Еще один аргумент за приватизацию лесов. В России весь лесфонд оценивается приблизительно в 800 млн кубометров. Из них в аренду сдано приблизительно 160-180 млн. Остальное управляется государством. Так вот если мы говорим о лесных пожарах, которые всех беспокоят, то 95% по статистике происходит на государственном лесе. И только 5% там, где есть арендаторы. Поэтому очевидно, что даже в случае аренды, не говоря уже о собственности, арендатор за лесом ухаживает более тщательно, чем государство.
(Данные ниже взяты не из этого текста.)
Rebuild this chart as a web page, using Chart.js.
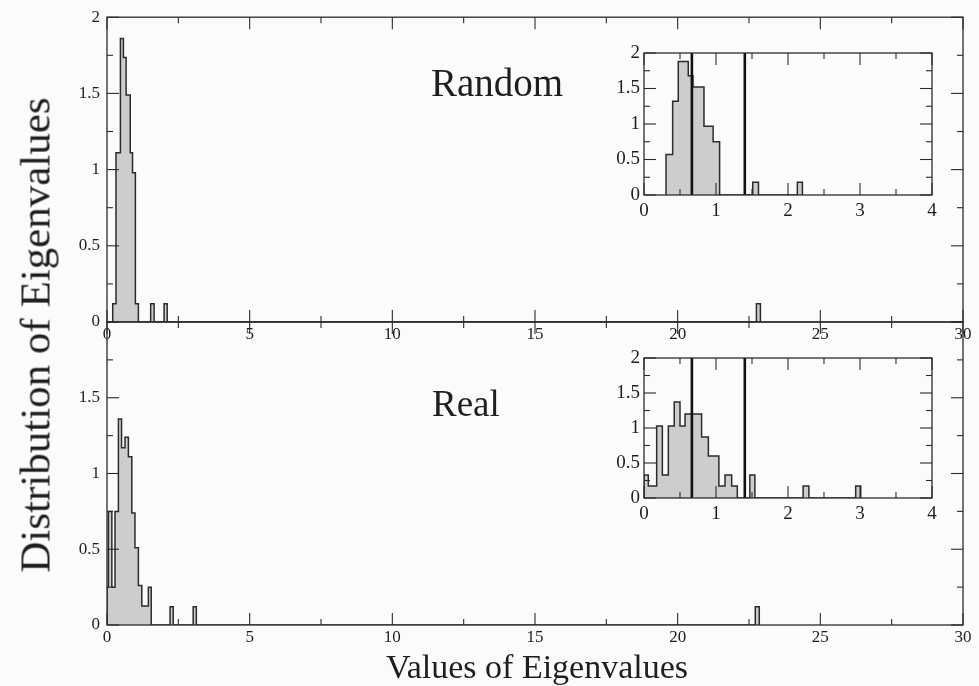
<!DOCTYPE html>
<html>
<head>
<meta charset="utf-8">
<script src="https://cdn.jsdelivr.net/npm/chart.js@4.4.1/dist/chart.umd.min.js"></script>
<style>
  html, body { margin: 0; padding: 0; background: #fbfbfb; }
  #wrap { position: relative; width: 979px; height: 686px; overflow: hidden;
          font-family: 'Liberation Serif', 'Times New Roman', serif; color: #1e1e1e; }
  #wrap canvas { position: absolute; left: 0; top: 0; }
  .lbl { position: absolute; white-space: nowrap; line-height: 1; }
</style>
</head>
<body>
<div id="wrap">
  <canvas id="mainTop" width="979" height="686"></canvas>
  <canvas id="mainBottom" width="979" height="686"></canvas>
  <canvas id="zoomTop" width="979" height="686"></canvas>
  <canvas id="zoomBottom" width="979" height="686"></canvas>
  <div class="lbl" id="tagRandom" style="left:431px;top:63px;font-size:39px;">Random</div>
  <div class="lbl" id="tagReal" style="left:432px;top:385px;font-size:37px;">Real</div>
  <div class="lbl" id="xTitle" style="left:537px;top:667px;font-size:34px;transform:translate(-50%,-50%);">Values of Eigenvalues</div>
  <div class="lbl" id="yTitle" style="left:35px;top:335px;font-size:43px;transform:translate(-50%,-50%) rotate(-90deg);">Distribution of Eigenvalues</div>
</div>
<script>
// Eigenvalue histograms: left bin edge and density of each bin (0 = empty gap up to the next edge)
const randomEdges   = [0.20, 0.315, 0.47, 0.575, 0.67, 0.815, 0.895, 0.995, 1.10, 1.53, 1.65, 2.00, 2.11, 22.76, 22.90];
const randomDensity = [0.12, 1.11, 1.86, 1.735, 1.49, 1.11, 0.98, 0.12, 0, 0.12, 0, 0.12, 0, 0.12, 0];

const randomZoomEdges   = [0.306, 0.398, 0.476, 0.615, 0.68, 0.833, 0.96, 1.05, 1.51, 1.59, 2.13, 2.20];
const randomZoomDensity = [0.57, 1.32, 1.88, 1.68, 1.52, 0.97, 0.75, 0, 0.18, 0, 0.18, 0];

const realEdges   = [0.00, 0.05, 0.17, 0.28, 0.40, 0.51, 0.63, 0.75, 0.87, 0.98, 1.10, 1.22, 1.45, 1.55, 2.21, 2.32, 3.02, 3.13, 22.72, 22.86];
const realDensity = [0.25, 0.75, 0.25, 0.75, 1.36, 1.17, 1.24, 1.11, 0.74, 0.51, 0.26, 0.125, 0.25, 0, 0.12, 0, 0.12, 0, 0.12, 0];

const realZoomEdges   = [0.00, 0.06, 0.176, 0.255, 0.338, 0.42, 0.50, 0.57, 0.80, 0.894, 1.04, 1.125, 1.218, 1.296, 1.47, 1.54, 2.21, 2.29, 2.94, 3.01];
const realZoomDensity = [0.33, 0.17, 1.03, 0.33, 1.03, 1.37, 1.03, 1.20, 0.87, 0.60, 0.17, 0.33, 0.17, 0, 0.33, 0, 0.17, 0, 0.17, 0];

// Theoretical bounds of the random-matrix spectrum (lambda_min, lambda_max)
const spectrumBounds = [0.665, 1.40];

// Tick labels
const mainXTicks = [0, 5, 10, 15, 20, 25, 30];
const zoomXTicks = [0, 1, 2, 3, 4];
const densityTicks = [0, 0.5, 1, 1.5, 2];

const INK = '#2b2b2b';
const FILL = '#cdcdcd';
const SERIF = "'Liberation Serif', 'Times New Roman', serif";

function histPoints(edges, dens) {
  const pts = [{ x: edges[0], y: 0 }];
  edges.forEach((e, i) => pts.push({ x: e, y: dens[i] }));
  return pts;
}

// Box frame with inward major/minor ticks on all four sides
const framePlugin = {
  id: 'frame',
  afterDatasetsDraw(chart, args, o) {
    const { ctx, chartArea: a, scales: { x, y } } = chart;
    ctx.save();
    ctx.strokeStyle = INK;
    ctx.lineWidth = 1.3;
    ctx.strokeRect(a.left, a.top, a.right - a.left, a.bottom - a.top);
    ctx.lineWidth = 1.1;
    const seg = (x1, y1, x2, y2) => { ctx.beginPath(); ctx.moveTo(x1, y1); ctx.lineTo(x2, y2); ctx.stroke(); };
    const xs = x.ticks.map(t => t.value), ys = y.ticks.map(t => t.value);
    const xMinor = xs.slice(1).map((v, i) => (v + xs[i]) / 2);
    const yMinor = ys.slice(1).map((v, i) => (v + ys[i]) / 2);
    const vx = (v, L) => { const p = x.getPixelForValue(v); seg(p, a.bottom, p, a.bottom - L); seg(p, a.top, p, a.top + L); };
    const vy = (v, L) => { const p = y.getPixelForValue(v); seg(a.left, p, a.left + L, p); seg(a.right, p, a.right - L, p); };
    xs.forEach(v => vx(v, o.major)); xMinor.forEach(v => vx(v, o.minor));
    ys.forEach(v => vy(v, o.major)); yMinor.forEach(v => vy(v, o.minor));
    ctx.restore();
  }
};

function panel(id, box, cfg) {
  const yW = 40, xH = 30;
  const datasets = [{
    data: histPoints(cfg.edges, cfg.dens),
    stepped: true,
    borderColor: INK,
    borderWidth: 1.5,
    backgroundColor: FILL,
    fill: 'origin',
    pointRadius: 0,
    order: 2
  }];
  (cfg.bounds || []).forEach(b => datasets.push({
    data: [{ x: b, y: 0 }, { x: b, y: 2 }],
    borderColor: '#111',
    borderWidth: 2.6,
    pointRadius: 0,
    fill: false,
    order: 1
  }));
  const tickFont = { family: SERIF, size: cfg.fontSize };
  return new Chart(document.getElementById(id), {
    type: 'line',
    data: { datasets },
    plugins: [framePlugin],
    options: {
      responsive: false,
      animation: false,
      devicePixelRatio: 1,
      events: [],
      layout: {
        autoPadding: false,
        padding: { left: box.left - yW, top: box.top, right: 979 - box.right, bottom: 686 - box.bottom - xH }
      },
      plugins: { legend: { display: false }, tooltip: { enabled: false }, frame: { major: cfg.major, minor: cfg.minor } },
      scales: {
        x: {
          type: 'linear', min: cfg.xTicks[0], max: cfg.xTicks[cfg.xTicks.length - 1],
          grid: { display: false, drawTicks: false }, border: { display: false },
          afterBuildTicks: s => { s.ticks = cfg.xTicks.map(v => ({ value: v })); },
          afterFit: s => { s.height = xH; },
          ticks: { font: tickFont, color: '#1e1e1e', padding: cfg.xPad, maxRotation: 0, autoSkip: false }
        },
        y: {
          type: 'linear', min: 0, max: 2,
          grid: { display: false, drawTicks: false }, border: { display: false },
          afterBuildTicks: s => { s.ticks = densityTicks.map(v => ({ value: v })); },
          afterFit: s => { s.width = yW; },
          ticks: {
            font: tickFont, color: '#1e1e1e', padding: cfg.yPad, autoSkip: false,
            callback: v => (cfg.hideTop && v === 2) ? '' : String(v)
          }
        }
      }
    }
  });
}

panel('mainTop', { left: 107, right: 963, top: 17, bottom: 322 },
  { edges: randomEdges, dens: randomDensity, xTicks: mainXTicks, fontSize: 17, major: 12, minor: 6, xPad: 2, yPad: 7 });
panel('mainBottom', { left: 107, right: 963, top: 322, bottom: 625 },
  { edges: realEdges, dens: realDensity, xTicks: mainXTicks, fontSize: 17, major: 12, minor: 6, xPad: 2, yPad: 7, hideTop: true });
panel('zoomTop', { left: 644, right: 932, top: 53, bottom: 195 },
  { edges: randomZoomEdges, dens: randomZoomDensity, bounds: spectrumBounds, xTicks: zoomXTicks, fontSize: 19, major: 12, minor: 6, xPad: 5, yPad: 4 });
panel('zoomBottom', { left: 644, right: 932, top: 358, bottom: 498 },
  { edges: realZoomEdges, dens: realZoomDensity, bounds: spectrumBounds, xTicks: zoomXTicks, fontSize: 19, major: 12, minor: 6, xPad: 5, yPad: 4 });
</script>
</body>
</html>
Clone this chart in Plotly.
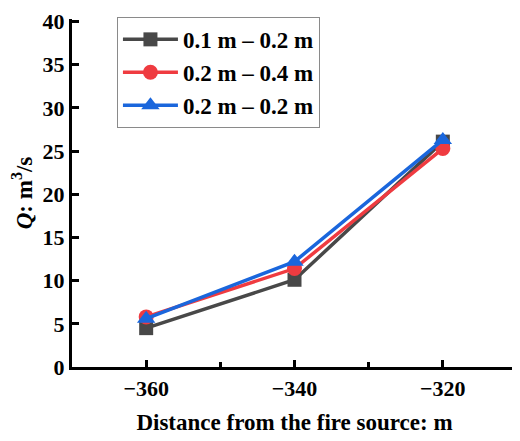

Но для нас вопрос не только в собственности. Законодательно у нас принята логика естественного лесовосстановления (это когда ничего специально не нужно сажать, лес восстанавливается сам). И на это закон отводит 100 лет. На практике это выглядит так: если нам дают участок для лесозаготовки, то мы можем использовать в год только одну сотую площади. Но это архаичное представление. Нам для химической лесопереработки не нужен пиловочник (лес с диаметром больше 18 см), а именно такой лес восстанавливается естественным путем за 100 лет. Нам нужны балансы, т. е. нам подходит лес меньшего диаметра. В сочетании с другими способами ухода за лесом, связанными с так называемым интенсивным лесопользованием — искусственным лесовосстановлением, прореживанием, уходом за молодняками, — этот лес растет быстрее. И мы можем существенно сократить оборот рубки, что приведет к резкому снижению затрат на лесозаготовку. Это мы и предлагаем сделать. Такая технология уже реализована во многих других странах. Но для этого нужно поменять наше законодательство, потому что если мы это начнем делать просто так, то мы нарушим Лесной кодекс и договоры аренды с нами будут расторгнуты.
Нам не нужен лес вокруг городов — это правило должно распространиться только на леса, которые предназначены для технологического использования.
Сейчас ведем диалог с Федеральным лесным агентством о том, чтобы нам разрешили применять интенсивное лесопользование. Вроде бы внешне чиновники стали смотреть на это более лояльно, хотя предлагают провести исследования, которые займут 5-6 лет. На самом деле все эти исследования давно были проведены, дело за принятием решения.
Еще один важный вопрос — лесные дороги. Недостаточное использование расчетной лесосеки связано в первую очередь с крайне слабо развитой транспортной инфраструктурой. Мы строим лесные дороги, но они не наши: по ним ездит, кто хочет. Мы не можем ограничить перемещение по ним. Вообще, на основании мировой практики магистральные лесные дороги строятся таким образом: если леса государственные, то за счет государства, если леса частные, то другой вопрос, тогда мы сами будем строить. Мы написали проект закона, где предлагаем, чтобы магистральные лесные дороги строились за счет федерального бюджета, а остальные категории дорог — за счет арендаторов.
Есть и другие вопросы, но они носят уже вторичный характер.
— Подвижки есть?
— Мы говорили с президентом о приватизации технологических лесов. С нашей стороны есть желание — мы ходим, пишем. Нам же нужно амортизировать свою продукцию — покупаем много бумаги (смеется).
— Но ведь Дмитрий Медведев когда-то работал в «Илиме». Как-то это помогает вам решать проблемы сейчас? Вы используете этот лоббистский ресурс?
— Да никак это особо не помогает, на самом деле мы никогда не использовали этот ресурс.